Back inside, the brothers were being led through half a dozen ad hoc rites meant to cement their fealty to the brotherhood. They gave speeches while a sweeping Hans Zimmer soundtrack played. (This time, it was from Gladiator; over the previous three days, the staff had played selections from The Dark Knight for dramatic effect.) They received gifts of Ka-Bar knives—the US Marine Corps’ standard-issue fighting knife—emblazoned with Garrett’s full name.
Then the men sat in two columns face-to-face, clasping hands as if about to arm wrestle, and completing the phrase, “Brother, the power I see in you …” They did this with every man in turn. Brother, the power I see in you is your newfound devotion to your family. They rotated clockwise like the teeth on a chain saw. Brother, the power I see in you is a commitment to love and honor every person you come across. The Week’s last tears caught the candlelight as they streaked down faces. Brother, the power I see in you is the power to keep me walking the right path.
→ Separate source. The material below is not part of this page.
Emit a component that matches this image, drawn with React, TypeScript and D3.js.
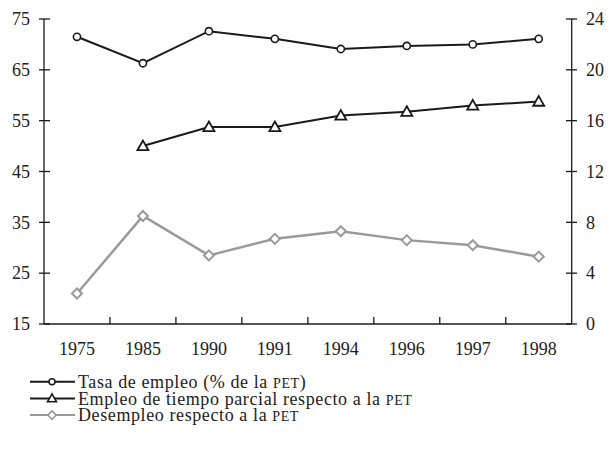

And all of that other bullshit—the advanced-interrogation techniques, the coercive culty shakedown—I could overlook all that in this moment. What Warrior Week gets right is the simple fact that masculinity is conferred. It is bestowed or withheld by the community of men around you who are always watching, weighing, judging. No one becomes a man; one is deemed a man by one’s peers—meaning masculinity is something that can be revoked at a moment’s notice. Meaning, too, that it is incredibly important who your confreres are. Or, as Warrior’s literature puts it, “You become who you associate with, period.”
Women give birth to boys, the old saw goes, but men give birth to men. And these guys were attempting to do at least that. Counts for something, does it not?